Senada, Ketua Persatuan Wartawan Indonesia (PWI) Sultra, Sarjono, juga menyesalkan insiden tersebut.
“Semua pihak harus saling menghormati profesi masing-masing, termasuk terhadap insan pers. Praktek-praktek menghalangi kerja jurnalistik seperti ini harus dilawan,” ujarnya.
Sarjono pun menyerukan kepada jurnalis untuk tetap teguh dan optimistis dalam menjalankan profesinya, meski menghadapi tantangan.
Peristiwa ini menjadi alarm serius terkait masih minimnya pemahaman terhadap Undang-Undang Nomor 40 Tahun 1999 tentang Pers, khususnya Pasal 4 ayat (2), yang menyatakan bahwa pers nasional berhak mencari, memperoleh, dan menyebarluaskan informasi.
Bahkan dalam Pasal 18 ayat (1) UU yang sama, diatur ancaman pidana bagi siapa pun yang dengan sengaja menghambat kerja jurnalistik.
“Setiap orang yang secara melawan hukum dengan sengaja melakukan tindakan yang berakibat menghambat atau menghalangi pelaksanaan ketentuan Pasal 4 ayat (2) dan ayat (3) dipidana dengan pidana penjara paling lama 2 (dua) tahun atau denda paling banyak Rp500 juta.”
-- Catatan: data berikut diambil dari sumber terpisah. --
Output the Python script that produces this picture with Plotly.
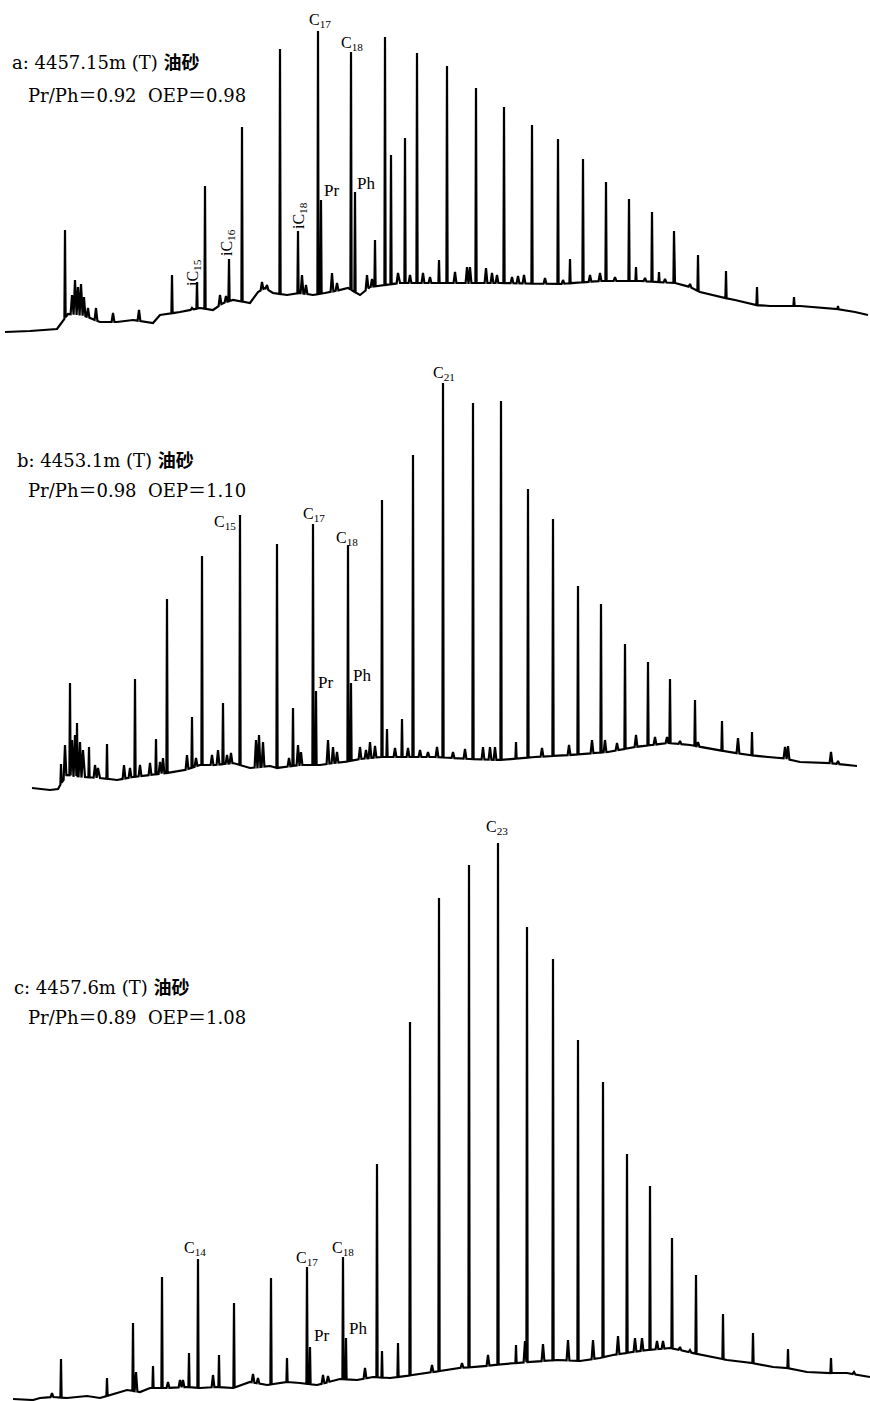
import numpy as np
import plotly.graph_objects as go

# ---------------- Panel a: 4457.15m(T) ----------------
a_base_x = [5,30,57,62,68,85,100,117,133,153,160,180,200,213,223,233,250,258,265,273,287,300,313,325,340,348,360,370,400,435,500,560,600,640,675,690,700,720,735,755,770,800,830,855,868]
a_base_v = [8,9,11,18,26,24,18,18,20,17,25,28,32,30,37,40,37,48,52,47,45,47,45,47,50,52,45,53,57,57,57,56,59,59,57,53,48,43,40,35,34,34,32,28,25]
a_peak_x = [65,172,197,205,229,242,280,298,318,321,351,355,375,385,391,405,417,439,447,476,504,532,558,570,583,606,629,636,652,659,674,698,726,757,794,838]
a_peak_v = [110,65,58,154,81,213,291,109,309,140,288,148,100,303,185,202,287,80,274,252,233,215,201,81,181,158,141,73,128,68,109,85,69,53,43,34]
a_minor_x = [72,75,78,81,84,88,96,113,139,192,220,226,262,267,302,306,332,337,367,372,398,410,423,430,455,467,470,486,492,497,512,518,524,545,563,590,600,615,645,665,690]
a_minor_v = [45,60,53,56,43,32,32,27,30,32,45,44,58,55,65,55,67,57,65,61,67,65,67,63,68,73,73,72,67,65,63,64,65,62,60,65,67,63,62,61,56]

# ---------------- Panel b: 4453.1m(T) ----------------
b_base_x = [32,50,58,62,67,85,100,117,133,150,167,185,200,215,233,250,270,277,300,320,333,345,360,380,400,435,470,500,535,570,608,635,668,690,718,748,768,782,800,828,857]
b_base_v = [12,10,11,18,25,23,22,20,23,25,27,30,35,35,37,32,34,32,35,35,37,38,41,43,43,43,41,40,43,45,48,53,57,55,50,45,43,42,38,37,34]
b_peak_x = [61,70,77,89,107,135,156,167,192,202,223,240,277,293,313,316,348,351,382,387,402,413,443,473,501,516,528,553,578,601,625,648,670,695,722,752]
b_peak_v = [36,117,77,53,56,121,61,201,83,244,97,285,256,92,276,109,255,117,300,71,81,345,417,397,399,58,311,281,214,196,156,138,121,100,79,68]
b_minor_x = [65,72,75,80,83,95,98,124,130,140,150,160,163,187,196,212,218,227,231,256,259,263,289,298,301,328,333,337,360,366,370,375,395,408,420,428,437,453,465,483,490,495,542,569,592,605,617,636,655,667,680,698,738,785,788,831,838]
b_minor_v = [55,60,65,58,50,35,32,35,32,35,37,38,42,45,42,45,50,45,47,60,65,58,42,55,48,60,53,48,53,50,58,54,52,52,50,48,53,48,51,53,53,53,52,55,60,60,57,65,63,63,59,58,62,53,54,48,39]

# ---------------- Panel c: 4457.6m(T) ----------------
c_base_x = [13,33,40,53,67,87,100,117,127,140,150,167,187,200,217,233,250,267,287,300,317,340,357,373,390,413,440,457,477,503,530,557,580,600,613,633,647,670,680,697,713,727,747,773,787,807,827,847,870]
c_base_v = [2,1,3,4,3,5,3,8,11,9,13,13,14,13,14,13,19,16,19,18,16,22,21,24,23,26,30,33,34,37,39,41,40,43,46,49,51,53,51,47,44,41,39,34,33,29,28,28,24]
c_peak_x = [61,107,133,153,162,189,198,219,234,271,287,307,310,343,346,377,382,398,410,439,469,498,516,527,553,578,603,627,650,672,696,723,753,788,831]
c_peak_v = [42,23,78,35,124,48,142,46,98,123,43,134,54,144,63,237,50,58,379,503,536,558,56,474,442,361,319,247,215,163,126,87,68,52,43]
c_minor_x = [52,136,168,180,183,213,253,258,323,328,365,432,462,488,525,543,568,593,618,635,642,657,663,680,690,854]
c_minor_v = [8,29,19,21,21,26,27,23,26,25,33,36,38,46,60,57,61,61,65,63,63,60,60,54,51,29]

# panel headers
a_title = ["a: 4457.15m (T) <b>油砂</b>", "Pr/Ph＝0.92  OEP＝0.98"]
b_title = ["b: 4453.1m (T) <b>油砂</b>", "Pr/Ph＝0.98  OEP＝1.10"]
c_title = ["c: 4457.6m (T) <b>油砂</b>", "Pr/Ph＝0.89  OEP＝1.08"]


def trace_xy(bx, bv, px, pv, mx, mv, w_main=0.6, w_minor=1.4):
    bx = np.asarray(bx, float); bv = np.asarray(bv, float)
    peaks = [(x, v, w_main) for x, v in zip(px, pv)] + [(x, v, w_minor) for x, v in zip(mx, mv)]
    xs = set(bx.tolist())
    for x, v, w in peaks:
        xs.update([x - w, x, x + w])
    xs = np.array(sorted(xs))
    base = np.interp(xs, bx, bv)
    add = np.zeros_like(xs)
    for x, v, w in peaks:
        h = v - np.interp(x, bx, bv)
        tri = h * np.clip(1 - np.abs(xs - x) / w, 0, None)
        add = np.maximum(add, tri)
    return xs, base + add


fig = go.Figure()
panels = [
    ("x", "y", a_base_x, a_base_v, a_peak_x, a_peak_v, a_minor_x, a_minor_v),
    ("x2", "y2", b_base_x, b_base_v, b_peak_x, b_peak_v, b_minor_x, b_minor_v),
    ("x3", "y3", c_base_x, c_base_v, c_peak_x, c_peak_v, c_minor_x, c_minor_v),
]
for xa, ya, bx, bv, px, pv, mx, mv in panels:
    xs, ys = trace_xy(bx, bv, px, pv, mx, mv)
    fig.add_trace(go.Scatter(x=xs, y=ys, mode="lines", xaxis=xa, yaxis=ya,
                             line=dict(color="black", width=2.2), hoverinfo="skip",
                             showlegend=False, cliponaxis=False))

H = 1401.0
ax_common = dict(visible=False, showgrid=False, zeroline=False, fixedrange=True)
fig.update_layout(
    width=870, height=1401, margin=dict(l=0, r=0, t=0, b=0),
    paper_bgcolor="white", plot_bgcolor="white", showlegend=False,
    xaxis=dict(range=[0, 870], domain=[0, 1], anchor="y", **ax_common),
    xaxis2=dict(range=[0, 870], domain=[0, 1], anchor="y2", **ax_common),
    xaxis3=dict(range=[0, 870], domain=[0, 1], anchor="y3", **ax_common),
    yaxis=dict(range=[0, 340], domain=[(H - 340) / H, 1], anchor="x", **ax_common),
    yaxis2=dict(range=[0, 460], domain=[(H - 800) / H, (H - 340) / H], anchor="x2", **ax_common),
    yaxis3=dict(range=[0, 601], domain=[0, (H - 800) / H], anchor="x3", **ax_common),
)

serif = "DejaVu Serif, Noto Sans CJK SC"
lab = "Liberation Serif, DejaVu Serif"
ann = []

def head(xr, yr, lines, x0, y0, x1, y1):
    ann.append(dict(xref=xr, yref=yr, x=x0, y=y0, text=lines[0], showarrow=False,
                    xanchor="left", yanchor="middle", font=dict(family=serif, size=18, color="black")))
    ann.append(dict(xref=xr, yref=yr, x=x1, y=y1, text=lines[1], showarrow=False,
                    xanchor="left", yanchor="middle", font=dict(family=serif, size=18, color="black")))

def pl(xr, yr, x, y, t, size=16, angle=0, anchor="center"):
    ann.append(dict(xref=xr, yref=yr, x=x, y=y, text=t, showarrow=False, textangle=angle,
                    xanchor=anchor, yanchor="middle", font=dict(family=lab, size=size, color="black")))

head("x", "y", a_title, 10, 278, 26, 245)
pl("x", "y", 320, 320, "C<sub>17</sub>")
pl("x", "y", 352, 297, "C<sub>18</sub>")
pl("x", "y", 331, 150, "Pr", 17)
pl("x", "y", 366, 157, "Ph", 17)
pl("x", "y", 299, 124, "iC<sub>18</sub>", 16, -90)
pl("x", "y", 227, 97, "iC<sub>16</sub>", 16, -90)
pl("x", "y", 193, 67, "iC<sub>15</sub>", 16, -90)

head("x2", "y2", b_title, 15, 340, 26, 310)
pl("x2", "y2", 225, 278, "C<sub>15</sub>")
pl("x2", "y2", 314, 286, "C<sub>17</sub>")
pl("x2", "y2", 347, 262, "C<sub>18</sub>")
pl("x2", "y2", 325, 118, "Pr", 17)
pl("x2", "y2", 362, 125, "Ph", 17)
pl("x2", "y2", 444, 427, "C<sub>21</sub>")

head("x3", "y3", c_title, 12, 413, 26, 383)
pl("x3", "y3", 195, 153, "C<sub>14</sub>")
pl("x3", "y3", 307, 143, "C<sub>17</sub>")
pl("x3", "y3", 343, 153, "C<sub>18</sub>")
pl("x3", "y3", 321, 66, "Pr", 17)
pl("x3", "y3", 358, 73, "Ph", 17)
pl("x3", "y3", 497, 573, "C<sub>23</sub>")

fig.update_layout(annotations=ann)
fig.write_html("out.html", config={"displayModeBar": False, "staticPlot": True},
               post_script="document.body.style.margin='0px';document.body.style.padding='0px';")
Insiden ini tidak hanya menjadi preseden buruk bagi kebebasan pers, tetapi juga memperburuk iklim demokrasi di Bumi Anoa, Sulawesi Tenggara. Publik pun kini menanti langkah tegas dari Kanwil Ditjenpas Sultra untuk menegakkan aturan, bukan justru menjadi pihak yang melanggarnya( Usman)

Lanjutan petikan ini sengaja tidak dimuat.